Em primeiro lugar, é importante que as mensagens e os simbolismos individuais no livro do Apocalipse sejam tratados não apenas dentro da estrutura de seu contexto imediato, mas também com a devida consideração à divisão principal particular do livro em que são encontrados – seja o histórico ou escatológico (ou prólogo ou epílogo, se for o caso). Assim, por exemplo, uma interpretação amilenista que considera os “mil anos” em Apocalipse 20 como um símbolo da era cristã é imediatamente considerada inválida; pois se fosse esse o significado, os “mil anos” teriam sido apresentados na divisão histórica do livro anterior ao capítulo 15, não na divisão escatológica.
Uma palavra de cautela talvez seja necessária aqui, no entanto: o fato de que as perspectivas nas duas principais divisões do Apocalipse são histórica e escatológica não impedem a ocorrência de algumas séries históricas que culminam em um clímax escatológico, como indicado em nosso esboço acima. Além disso, nas divisões escatológicas, dois tipos de itens históricos aparecem ocasionalmente: (1) explicações, como a da besta no deserto e suas cabeças e chifres em 17:9-12; e (2) exortações, como em 16:15 e 18:4.

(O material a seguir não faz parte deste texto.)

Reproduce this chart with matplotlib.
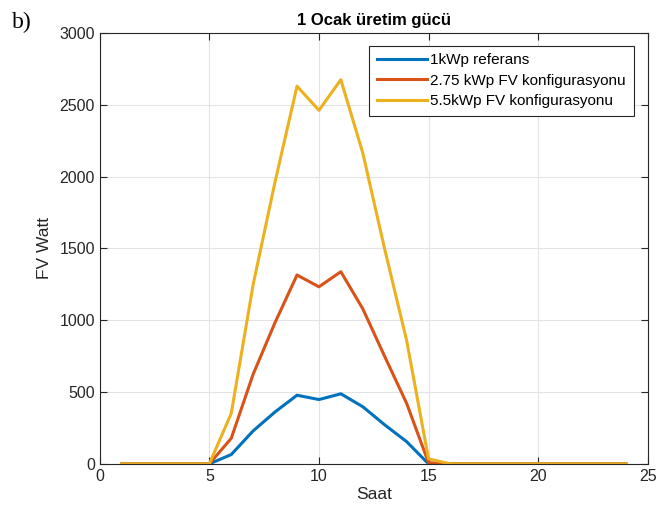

Em segundo lugar, deve-se reconhecer que a interpretação adequada não pode ser direta em nenhum sentido que destruísse a divisão principal entre as partes histórica e escatológica. Assim, historicistas que encontrariam apenas uma sequência em linha reta desde a igreja primitiva até a consumação final, preteristas que fariam o mesmo para o período antigo ou futuristas que veriam um desenvolvimento de eventos em linha reta limitado a um curto período do tempo no fim da história da Terra – tudo isso seria uma injustiça à dupla divisão básica do livro do Apocalipse.
Terceiro, um procedimento que veria sequências de recapitulação em cada divisão principal pareceria estar em harmonia com a estrutura geral pretendida. Assim, para a primeira divisão principal, há sequências históricas repetidas que vão desde o tempo do profeta até a consumação e cobrem diferentes aspectos da situação histórica. Este tipo de interpretação, aliás, encontra um paralelo em outra literatura apocalíptica, como o livro de Daniel do Antigo Testamento intimamente relacionado com seu paralelismo nos capítulos 2, 7, 8, 9 e 10-12. E deve ser reconhecido, também, que há recapitulação nas cenas da segunda divisão principal do Apocalipse – recapitulação dentro de uma estrutura escatológica em vez de histórica.
Concluindo, pode-se afirmar que as diretrizes hermenêuticas como as indicadas acima são de fato importantes, mas também deve ser reiterado que elas devem ser tomadas em conjunto com, e não com exclusão de, outros princípios vitais para a interpretação.